Example 3: (Edge Case - Schema Change)
Input: Primary Database: Table 'Orders' (OrderID, CustomerID, OrderDate). Secondary Database: Same schema. Primary Database Change: ADD COLUMN OrderStatus VARCHAR(20) to the 'Orders' table.
Output: Secondary Database: The 'OrderStatus' column is added to the 'Orders' table.
Explanation: The schema change is detected and propagated to the secondary database. A mechanism (e.g., a schema change log) is needed to track and apply these changes.
Constraints
- Latency: The replication latency should ideally be less than 5 seconds for a moderate volume of changes (e.g., 100 changes per minute).
- Data Volume: The system should be able to handle a maximum of 1000 rows being changed per minute across all replicated tables.
- Database Systems: The design should be adaptable to common SQL database systems (MySQL, PostgreSQL, SQL Server).
- Resource Usage: The replication process should not consume excessive resources (CPU, memory, network bandwidth) on the primary database.
Notes
- Focus on the design and pseudocode for the replication process. You don't need to provide fully functional SQL code.
- Consider using a message queue (e.g., Kafka, RabbitMQ) to decouple the primary and secondary databases.
- Think about how to track the progress of replication and identify any inconsistencies.
- Outline a basic conflict resolution strategy. For example, "Last Write Wins" or timestamp-based resolution.
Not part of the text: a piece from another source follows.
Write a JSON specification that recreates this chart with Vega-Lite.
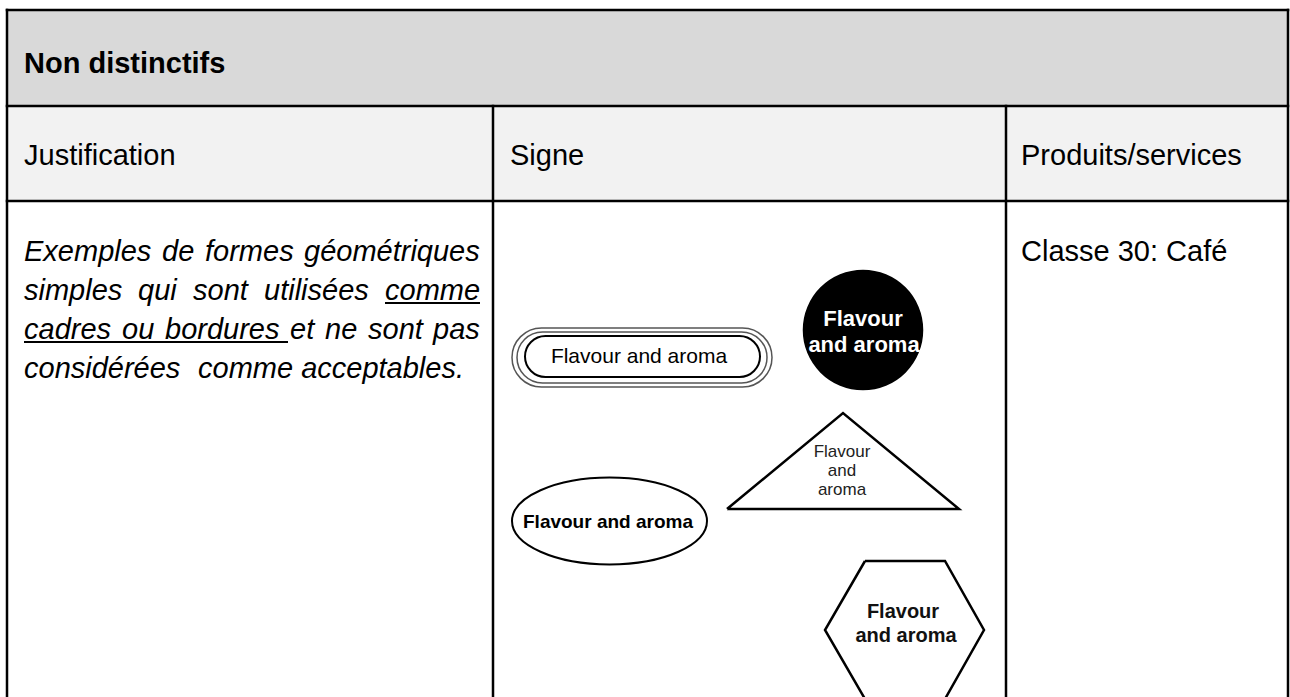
{
  "$schema": "https://vega.github.io/schema/vega-lite/v6.json",
  "width": 1290,
  "height": 697,
  "padding": 0,
  "autosize": {"type": "none"},
  "background": "white",
  "config": {"view": {"stroke": null}},
  "datasets": {
    "cells": [
      {"x": 7, "x2": 1288, "y": 10, "y2": 106, "fill": "#d9d9d9"},
      {"x": 7, "x2": 1288, "y": 106, "y2": 201, "fill": "#f2f2f2"}
    ],
    "grid": [
      {"x": 7, "x2": 1288, "y": 10, "y2": 10},
      {"x": 7, "x2": 1288, "y": 106, "y2": 106},
      {"x": 7, "x2": 1288, "y": 201, "y2": 201},
      {"x": 7, "x2": 7, "y": 10, "y2": 705},
      {"x": 1288, "x2": 1288, "y": 10, "y2": 705},
      {"x": 493, "x2": 493, "y": 106, "y2": 705},
      {"x": 1006, "x2": 1006, "y": 106, "y2": 705}
    ],
    "underlines": [
      {"x": 385, "x2": 480, "y": 303, "y2": 303},
      {"x": 24, "x2": 288, "y": 342, "y2": 342}
    ],
    "stadium": [
      {"id": "outer", "x": 512, "x2": 772, "y": 328, "y2": 387},
      {"id": "middle", "x": 517, "x2": 767, "y": 332, "y2": 383},
      {"id": "inner", "x": 525, "x2": 760, "y": 336, "y2": 377}
    ],
    "symbols": [
      {"id": "circle", "x": 863, "y": 330, "size": 14527},
      {"id": "ellipse", "x": 609.5, "y": 521, "size": 38025}
    ],
    "polygons": [
      {"id": "triangle", "i": 0, "x": 727, "y": 509},
      {"id": "triangle", "i": 1, "x": 843, "y": 413},
      {"id": "triangle", "i": 2, "x": 959, "y": 509},
      {"id": "triangle", "i": 3, "x": 727, "y": 509},
      {"id": "hexagon", "i": 0, "x": 865, "y": 561},
      {"id": "hexagon", "i": 1, "x": 945, "y": 561},
      {"id": "hexagon", "i": 2, "x": 984, "y": 630},
      {"id": "hexagon", "i": 3, "x": 945, "y": 699},
      {"id": "hexagon", "i": 4, "x": 865, "y": 699},
      {"id": "hexagon", "i": 5, "x": 825, "y": 630},
      {"id": "hexagon", "i": 6, "x": 865, "y": 561}
    ],
    "texts": [
      {"t": "Non distinctifs", "x": 24, "y": 73, "size": 29, "color": "black", "style": "bold"},
      {"t": "Justification", "x": 24, "y": 165, "size": 29, "color": "black", "style": "regular"},
      {"t": "Signe", "x": 510, "y": 165, "size": 29, "color": "black", "style": "regular"},
      {"t": "Produits/services", "x": 1021, "y": 165, "size": 29, "color": "black", "style": "regular"},
      {"t": "Classe 30: Café", "x": 1021, "y": 261, "size": 29, "color": "black", "style": "regular"},
      {"t": "Exemples", "x": 24, "y": 261, "size": 29, "color": "black", "style": "italic"},
      {"t": "de", "x": 162, "y": 261, "size": 29, "color": "black", "style": "italic"},
      {"t": "formes", "x": 205, "y": 261, "size": 29, "color": "black", "style": "italic"},
      {"t": "géométriques", "x": 304, "y": 261, "size": 29, "color": "black", "style": "italic"},
      {"t": "simples", "x": 24, "y": 300, "size": 29, "color": "black", "style": "italic"},
      {"t": "qui", "x": 138, "y": 300, "size": 29, "color": "black", "style": "italic"},
      {"t": "sont", "x": 193, "y": 300, "size": 29, "color": "black", "style": "italic"},
      {"t": "utilisées", "x": 264, "y": 300, "size": 29, "color": "black", "style": "italic"},
      {"t": "comme", "x": 385, "y": 300, "size": 29, "color": "black", "style": "italic"},
      {"t": "cadres", "x": 24, "y": 339, "size": 29, "color": "black", "style": "italic"},
      {"t": "ou", "x": 122, "y": 339, "size": 29, "color": "black", "style": "italic"},
      {"t": "bordures", "x": 165, "y": 339, "size": 29, "color": "black", "style": "italic"},
      {"t": "et", "x": 290, "y": 339, "size": 29, "color": "black", "style": "italic"},
      {"t": "ne", "x": 325, "y": 339, "size": 29, "color": "black", "style": "italic"},
      {"t": "sont", "x": 368, "y": 339, "size": 29, "color": "black", "style": "italic"},
      {"t": "pas", "x": 433, "y": 339, "size": 29, "color": "black", "style": "italic"},
      {"t": "considérées", "x": 24, "y": 378, "size": 29, "color": "black", "style": "italic"},
      {"t": "comme acceptables.", "x": 198, "y": 378, "size": 29, "color": "black", "style": "italic"},
      {"t": "Flavour and aroma", "x": 639, "y": 357, "size": 21, "color": "black", "style": "signRegular"},
      {"t": "Flavour", "x": 842, "y": 452, "size": 17, "color": "#222222", "style": "signRegular"},
      {"t": "and", "x": 842, "y": 471, "size": 17, "color": "#222222", "style": "signRegular"},
      {"t": "aroma", "x": 842, "y": 490, "size": 17, "color": "#222222", "style": "signRegular"},
      {"t": "Flavour", "x": 863, "y": 319, "size": 22, "color": "white", "style": "signBold"},
      {"t": "and aroma", "x": 864, "y": 345, "size": 22, "color": "white", "style": "signBold"},
      {"t": "Flavour", "x": 903, "y": 612, "size": 20, "color": "#111111", "style": "signBold"},
      {"t": "and aroma", "x": 906, "y": 636, "size": 20, "color": "#111111", "style": "signBold"},
      {"t": "Flavour and aroma", "x": 608, "y": 522, "size": 19, "color": "black", "style": "signBold"}
    ]
  },
  "layer": [
    {
      "data": {"name": "cells"},
      "mark": {"type": "rect"},
      "encoding": {
        "x": {"field": "x", "type": "quantitative", "scale": {"domain": [0, 1290], "nice": false, "zero": false}, "axis": null},
        "x2": {"field": "x2"},
        "y": {"field": "y", "type": "quantitative", "scale": {"domain": [0, 697], "nice": false, "zero": false, "reverse": true}, "axis": null},
        "y2": {"field": "y2"},
        "fill": {"field": "fill", "type": "nominal", "scale": null}
      }
    },
    {
      "data": {"name": "grid"},
      "mark": {"type": "rule", "color": "black", "strokeWidth": 2.5, "strokeCap": "square"},
      "encoding": {
        "x": {"field": "x", "type": "quantitative", "scale": {"domain": [0, 1290], "nice": false, "zero": false}, "axis": null},
        "x2": {"field": "x2"},
        "y": {"field": "y", "type": "quantitative", "scale": {"domain": [0, 697], "nice": false, "zero": false, "reverse": true}, "axis": null},
        "y2": {"field": "y2"}
      }
    },
    {
      "data": {"name": "underlines"},
      "mark": {"type": "rule", "color": "black", "strokeWidth": 2},
      "encoding": {
        "x": {"field": "x", "type": "quantitative", "scale": {"domain": [0, 1290], "nice": false, "zero": false}, "axis": null},
        "x2": {"field": "x2"},
        "y": {"field": "y", "type": "quantitative", "scale": {"domain": [0, 697], "nice": false, "zero": false, "reverse": true}, "axis": null},
        "y2": {"field": "y2"}
      }
    },
    {
      "data": {"name": "stadium"},
      "transform": [{"filter": "datum.id === 'outer'"}],
      "mark": {"type": "rect", "fill": null, "stroke": "#555555", "strokeWidth": 1.5, "cornerRadius": 29.5},
      "encoding": {
        "x": {"field": "x", "type": "quantitative", "scale": {"domain": [0, 1290], "nice": false, "zero": false}, "axis": null},
        "x2": {"field": "x2"},
        "y": {"field": "y", "type": "quantitative", "scale": {"domain": [0, 697], "nice": false, "zero": false, "reverse": true}, "axis": null},
        "y2": {"field": "y2"}
      }
    },
    {
      "data": {"name": "stadium"},
      "transform": [{"filter": "datum.id === 'middle'"}],
      "mark": {"type": "rect", "fill": null, "stroke": "#555555", "strokeWidth": 1.5, "cornerRadius": 25.5},
      "encoding": {
        "x": {"field": "x", "type": "quantitative", "scale": {"domain": [0, 1290], "nice": false, "zero": false}, "axis": null},
        "x2": {"field": "x2"},
        "y": {"field": "y", "type": "quantitative", "scale": {"domain": [0, 697], "nice": false, "zero": false, "reverse": true}, "axis": null},
        "y2": {"field": "y2"}
      }
    },
    {
      "data": {"name": "stadium"},
      "transform": [{"filter": "datum.id === 'inner'"}],
      "mark": {"type": "rect", "fill": null, "stroke": "black", "strokeWidth": 2, "cornerRadius": 20.5},
      "encoding": {
        "x": {"field": "x", "type": "quantitative", "scale": {"domain": [0, 1290], "nice": false, "zero": false}, "axis": null},
        "x2": {"field": "x2"},
        "y": {"field": "y", "type": "quantitative", "scale": {"domain": [0, 697], "nice": false, "zero": false, "reverse": true}, "axis": null},
        "y2": {"field": "y2"}
      }
    },
    {
      "data": {"name": "symbols"},
      "transform": [{"filter": "datum.id === 'circle'"}],
      "mark": {"type": "point", "shape": "circle", "filled": true, "color": "black", "opacity": 1},
      "encoding": {
        "x": {"field": "x", "type": "quantitative", "scale": {"domain": [0, 1290], "nice": false, "zero": false}, "axis": null},
        "y": {"field": "y", "type": "quantitative", "scale": {"domain": [0, 697], "nice": false, "zero": false, "reverse": true}, "axis": null},
        "size": {"field": "size", "type": "quantitative", "scale": null}
      }
    },
    {
      "data": {"name": "symbols"},
      "transform": [{"filter": "datum.id === 'ellipse'"}],
      "mark": {"type": "point", "shape": "M -1 0 A 1 0.446 0 1 0 1 0 A 1 0.446 0 1 0 -1 0 Z", "filled": false, "color": "black", "opacity": 1, "strokeWidth": 2},
      "encoding": {
        "x": {"field": "x", "type": "quantitative", "scale": {"domain": [0, 1290], "nice": false, "zero": false}, "axis": null},
        "y": {"field": "y", "type": "quantitative", "scale": {"domain": [0, 697], "nice": false, "zero": false, "reverse": true}, "axis": null},
        "size": {"field": "size", "type": "quantitative", "scale": null}
      }
    },
    {
      "data": {"name": "polygons"},
      "mark": {"type": "line", "color": "black", "strokeWidth": 2.5, "strokeJoin": "miter"},
      "encoding": {
        "x": {"field": "x", "type": "quantitative", "scale": {"domain": [0, 1290], "nice": false, "zero": false}, "axis": null},
        "y": {"field": "y", "type": "quantitative", "scale": {"domain": [0, 697], "nice": false, "zero": false, "reverse": true}, "axis": null},
        "detail": {"field": "id", "type": "nominal"},
        "order": {"field": "i", "type": "quantitative"}
      }
    },
    {
      "data": {"name": "texts"},
      "transform": [{"filter": "datum.style === 'regular'"}],
      "mark": {"type": "text", "font": "Liberation Sans", "align": "left", "baseline": "alphabetic"},
      "encoding": {
        "x": {"field": "x", "type": "quantitative", "scale": {"domain": [0, 1290], "nice": false, "zero": false}, "axis": null},
        "y": {"field": "y", "type": "quantitative", "scale": {"domain": [0, 697], "nice": false, "zero": false, "reverse": true}, "axis": null},
        "text": {"field": "t"},
        "size": {"field": "size", "type": "quantitative", "scale": null},
        "color": {"field": "color", "type": "nominal", "scale": null}
      }
    },
    {
      "data": {"name": "texts"},
      "transform": [{"filter": "datum.style === 'bold'"}],
      "mark": {"type": "text", "font": "Liberation Sans", "fontWeight": "bold", "align": "left", "baseline": "alphabetic"},
      "encoding": {
        "x": {"field": "x", "type": "quantitative", "scale": {"domain": [0, 1290], "nice": false, "zero": false}, "axis": null},
        "y": {"field": "y", "type": "quantitative", "scale": {"domain": [0, 697], "nice": false, "zero": false, "reverse": true}, "axis": null},
        "text": {"field": "t"},
        "size": {"field": "size", "type": "quantitative", "scale": null},
        "color": {"field": "color", "type": "nominal", "scale": null}
      }
    },
    {
      "data": {"name": "texts"},
      "transform": [{"filter": "datum.style === 'italic'"}],
      "mark": {"type": "text", "font": "Liberation Sans", "fontStyle": "italic", "align": "left", "baseline": "alphabetic"},
      "encoding": {
        "x": {"field": "x", "type": "quantitative", "scale": {"domain": [0, 1290], "nice": false, "zero": false}, "axis": null},
        "y": {"field": "y", "type": "quantitative", "scale": {"domain": [0, 697], "nice": false, "zero": false, "reverse": true}, "axis": null},
        "text": {"field": "t"},
        "size": {"field": "size", "type": "quantitative", "scale": null},
        "color": {"field": "color", "type": "nominal", "scale": null}
      }
    },
    {
      "data": {"name": "texts"},
      "transform": [{"filter": "datum.style === 'signRegular'"}],
      "mark": {"type": "text", "font": "Liberation Sans", "align": "center", "baseline": "middle"},
      "encoding": {
        "x": {"field": "x", "type": "quantitative", "scale": {"domain": [0, 1290], "nice": false, "zero": false}, "axis": null},
        "y": {"field": "y", "type": "quantitative", "scale": {"domain": [0, 697], "nice": false, "zero": false, "reverse": true}, "axis": null},
        "text": {"field": "t"},
        "size": {"field": "size", "type": "quantitative", "scale": null},
        "color": {"field": "color", "type": "nominal", "scale": null}
      }
    },
    {
      "data": {"name": "texts"},
      "transform": [{"filter": "datum.style === 'signBold'"}],
      "mark": {"type": "text", "font": "Liberation Sans", "fontWeight": "bold", "align": "center", "baseline": "middle"},
      "encoding": {
        "x": {"field": "x", "type": "quantitative", "scale": {"domain": [0, 1290], "nice": false, "zero": false}, "axis": null},
        "y": {"field": "y", "type": "quantitative", "scale": {"domain": [0, 697], "nice": false, "zero": false, "reverse": true}, "axis": null},
        "text": {"field": "t"},
        "size": {"field": "size", "type": "quantitative", "scale": null},
        "color": {"field": "color", "type": "nominal", "scale": null}
      }
    }
  ]
}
No need to implement the resolution logic.
- Consider using binary logs (if available in the chosen database system) for efficient change capture.
- The pseudocode should clearly outline the steps involved in change capture, propagation, and application.
- Assume a reliable network connection between the primary and secondary databases, but account for temporary outages.
- The challenge is about the overall architecture and process, not about optimizing for a specific database system.
- Think about how to monitor the health of the replication process.